I believe that in the coming years, amid rising economic turbulence, the second narrative will dominate. As Bitcoin matures, this suits it well—declining volatility strengthens its case as a “store of value.”
Narratives play a pivotal role in crypto—they’re often driven by price dynamics. But evolving environments demand enlightenment and adaptability.
6. Many tokens will converge toward their fundamental value

This will be a consequence of Bitcoin—and the industry as an asset class—maturing. As the survey above shows, many traditional investors aren’t particularly interested in altcoins.
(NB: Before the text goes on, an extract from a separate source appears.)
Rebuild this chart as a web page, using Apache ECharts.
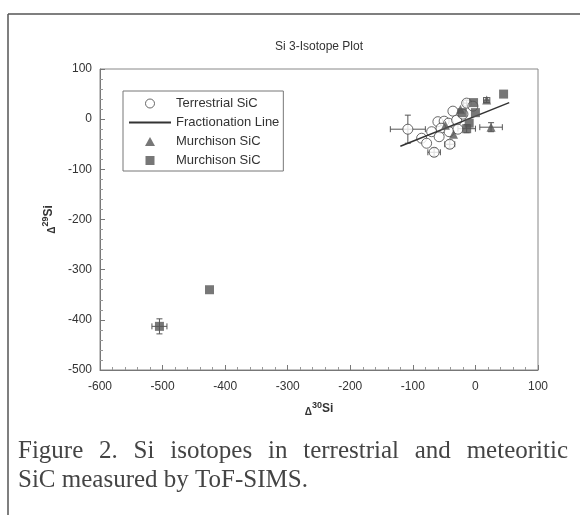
<!DOCTYPE html>
<html><head><meta charset="utf-8">
<script src="https://cdn.jsdelivr.net/npm/echarts@6/dist/echarts.min.js"></script>
<style>html,body{margin:0;padding:0;background:#fff}#c{width:580px;height:515px}</style>
</head><body><div id="c"></div>
<script>
// Data: [x (Δ30Si), y (Δ29Si), xErr, yErr]
const terrestrialSiC = [
  [-108, -20, 28, 28], [-36, 16, 0, 0], [-14, 32, 5, 6], [-4, 26, 0, 0],
  [-60, -5, 0, 0], [-50, -4, 0, 0], [-43, -8, 0, 0], [-30, -2, 0, 0],
  [-70, -25, 0, 0], [-55, -18, 0, 0], [-42, -25, 0, 0], [-28, -20, 0, 0],
  [-86, -38, 0, 0], [-78, -48, 0, 0], [-66, -66, 10, 8], [-41, -50, 8, 8],
  [-58, -35, 0, 0], [-20, 10, 0, 0]
];
const fractionationLine = [[-120, -54], [54, 33]];
const murchisonTriangles = [
  [18, 38, 5, 5], [25, -16, 18, 9], [-24, 20, 0, 0], [-48, -12, 0, 0], [-35, -30, 0, 0]
];
const murchisonSquares = [
  [-505, -413, 12, 15], [-425, -340, 0, 0], [45, 50, 0, 0], [0, 13, 0, 0],
  [-21, 13, 0, 0], [-14, -19, 14, 8], [-3, 33, 0, 0], [-10, -8, 0, 0]
];
const xTicks = {min: -600, max: 100, interval: 100};
const yTicks = {min: -500, max: 100, interval: 100};
const captionLine1 = 'Figure 2. Si isotopes in terrestrial and meteoritic';
const captionLine2 = 'SiC measured by ToF-SIMS.';

const chart = echarts.init(document.getElementById('c'));
const font = '"Liberation Sans", Arial, sans-serif';
const serif = '"Liberation Serif", "Times New Roman", serif';

function errRender(params, api) {
  const x = api.value(0), y = api.value(1), ex = api.value(2), ey = api.value(3);
  const ch = [];
  const st = {stroke: '#555', lineWidth: 1};
  if (ex > 0) {
    const l = api.coord([x - ex, y]), r = api.coord([x + ex, y]);
    ch.push({type: 'line', shape: {x1: l[0], y1: l[1], x2: r[0], y2: r[1]}, style: st});
    ch.push({type: 'line', shape: {x1: l[0], y1: l[1] - 3, x2: l[0], y2: l[1] + 3}, style: st});
    ch.push({type: 'line', shape: {x1: r[0], y1: r[1] - 3, x2: r[0], y2: r[1] + 3}, style: st});
  }
  if (ey > 0) {
    const t = api.coord([x, y + ey]), b = api.coord([x, y - ey]);
    ch.push({type: 'line', shape: {x1: t[0], y1: t[1], x2: b[0], y2: b[1]}, style: st});
    ch.push({type: 'line', shape: {x1: t[0] - 3, y1: t[1], x2: t[0] + 3, y2: t[1]}, style: st});
    ch.push({type: 'line', shape: {x1: b[0] - 3, y1: b[1], x2: b[0] + 3, y2: b[1]}, style: st});
  }
  return {type: 'group', children: ch};
}
function errSeries(data) {
  return {type: 'custom', renderItem: errRender, data: data, encode: {x: 0, y: 1}, z: 1, silent: true};
}

function axisCommon(labelMargin) {
  return {
    axisLine: {show: true, onZero: false, lineStyle: {color: '#777', width: 1}},
    axisTick: {show: true, inside: true, length: 5, lineStyle: {color: '#777'}},
    minorTick: {show: true, splitNumber: 5, length: 3, lineStyle: {color: '#999'}},
    splitLine: {show: false},
    axisLabel: {color: '#333', fontSize: 12, fontFamily: font, margin: labelMargin}
  };
}
const rich = {
  d: {fontSize: 10, fontFamily: font, color: '#333', fontWeight: 'bold', verticalAlign: 'bottom', padding: [6, 0, 0, 0]},
  s: {fontSize: 9, fontFamily: font, color: '#333', fontWeight: 'bold', verticalAlign: 'top', padding: [0, 0, 6, 0]},
  b: {fontSize: 12, fontFamily: font, color: '#333', fontWeight: 'bold'}
};

// lay the first caption line out across the given width
const capSize = 25;
const mctx = document.createElement('canvas').getContext('2d');
mctx.font = capSize + 'px "Liberation Serif"';
const words = captionLine1.split(' ');
const wWidths = words.map(w => mctx.measureText(w).width);
const totalW = 550;
const gap = Math.max(mctx.measureText(' ').width, (totalW - wWidths.reduce((a, b) => a + b, 0)) / (words.length - 1));
const captionGraphics = [];
let cx = 18;
words.forEach((w, i) => {
  captionGraphics.push({type: 'text', x: cx, y: 451, style: {text: w, fontSize: capSize, fontFamily: serif, fill: '#444', textVerticalAlign: 'middle'}});
  cx += wWidths[i] + gap;
});
captionGraphics.push({type: 'text', x: 18, y: 480, style: {text: captionLine2, fontSize: capSize, fontFamily: serif, fill: '#444', textVerticalAlign: 'middle'}});

chart.setOption({
  animation: false,
  backgroundColor: '#fff',
  grid: {left: 100, right: 42, top: 69, bottom: 145, show: true, borderColor: '#888', borderWidth: 1},
  xAxis: Object.assign({type: 'value', min: xTicks.min, max: xTicks.max, interval: xTicks.interval,
    name: '{d|Δ}{s|30}{b|Si}', nameLocation: 'middle', nameGap: 31, nameTextStyle: {rich: rich}}, axisCommon(11)),
  yAxis: Object.assign({type: 'value', min: yTicks.min, max: yTicks.max, interval: yTicks.interval,
    name: '{d|Δ}{s|29}{b|Si}', nameLocation: 'middle', nameGap: 43, nameRotate: 90, nameTextStyle: {rich: rich}}, axisCommon(8)),
  legend: {
    orient: 'vertical', left: 123, top: 91, padding: [6, 4, 4, 5], itemGap: 6,
    itemWidth: 42, itemHeight: 9, symbolKeepAspect: true,
    borderColor: '#777', borderWidth: 1, backgroundColor: '#fff',
    textStyle: {fontSize: 13, fontFamily: font, color: '#333'},
    formatter: n => n.trim(),
    data: [
      {name: 'Terrestrial SiC', icon: 'circle', itemStyle: {color: '#fff', borderColor: '#444', borderWidth: 1}},
      {name: 'Fractionation Line', itemStyle: {opacity: 0}},
      {name: 'Murchison SiC', icon: 'path://M5,0 L10,9 L0,9 Z'},
      {name: 'Murchison SiC ', icon: 'path://M0,0 L8,0 L8,8 L0,8 Z'}
    ]
  },
  graphic: [
    {type: 'line', shape: {x1: 8, y1: 14, x2: 580, y2: 14}, style: {stroke: '#555', lineWidth: 1.5}},
    {type: 'line', shape: {x1: 8, y1: 14, x2: 8, y2: 515}, style: {stroke: '#555', lineWidth: 1.5}},
    {type: 'text', x: 319, y: 41, style: {text: 'Si 3-Isotope Plot', textAlign: 'center', fontSize: 12, fontFamily: font, fill: '#333'}}
  ].concat(captionGraphics),
  series: [
    errSeries(terrestrialSiC), errSeries(murchisonTriangles), errSeries(murchisonSquares),
    {name: 'Terrestrial SiC', type: 'scatter', data: terrestrialSiC, symbol: 'circle', symbolSize: 10, z: 3,
      itemStyle: {color: '#fff', borderColor: '#444', borderWidth: 1}},
    {name: 'Fractionation Line', type: 'line', data: fractionationLine, symbol: 'none', showSymbol: false, z: 4,
      lineStyle: {color: '#333', width: 1.5}, itemStyle: {color: '#333'}},
    {name: 'Murchison SiC', type: 'scatter', data: murchisonTriangles, symbol: 'triangle', symbolSize: 9, z: 5,
      itemStyle: {color: '#555'}},
    {name: 'Murchison SiC ', type: 'scatter', data: murchisonSquares, symbol: 'rect', symbolSize: 9, z: 5,
      itemStyle: {color: '#555'}}
  ]
});
</script></body></html>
The entry of traditional finance will bring more typical valuation models from the traditional financial world. This shift could prompt a reassessment of digital assets’ fundamental value, potentially revealing that many governance tokens are indeed worthless.
Other less certain ideas
The five points I’ve listed form what I believe are the solid foundational pillars upon which digital assets will stand as they enter the next decade. From these foundations, I derive the following predictions—clearly more speculative, yet I include them nonetheless.
The future is permissionless and private
Large financial institutions will need private blockchains to meet client demands and may not be able to rely too heavily on existing public chains, where a single mistake could result in millions of dollars in losses.
DeFi emerges as a distinct “asset class” separate from traditional digital assets
However, I do think the chance of DeFi remaining unregulated is small—but rather, traditional finance will simply be prohibited from doing business with it.
Smaller nations will adopt Bitcoin in sovereign wealth funds
The narrative of Bitcoin as a store of value is self-fulfilling. I wouldn’t be surprised if certain countries begin buying Bitcoin as a substitute for dollars or gold.
RWA tokenization, AI x crypto, and energy x blockchain will become central
I believe these three narratives have the potential to become the most dominant over the next decade. In particular, the energy market has seen some interesting innovations in carbon credits (e.g., KlimaDAO), and I see strong innovation potential here.
Validators as a source of yield
This seems most plausible for Ethereum. Clients seeking yield-bearing digital asset exposure could purchase an “LSD-style” product denominated in ETH, offering staked ETH APY.
That concludes my outlook for the next decade. The coming ten years will be a pivotal moment when digital assets take center stage, and I look forward to seeing my ideas come to fruition.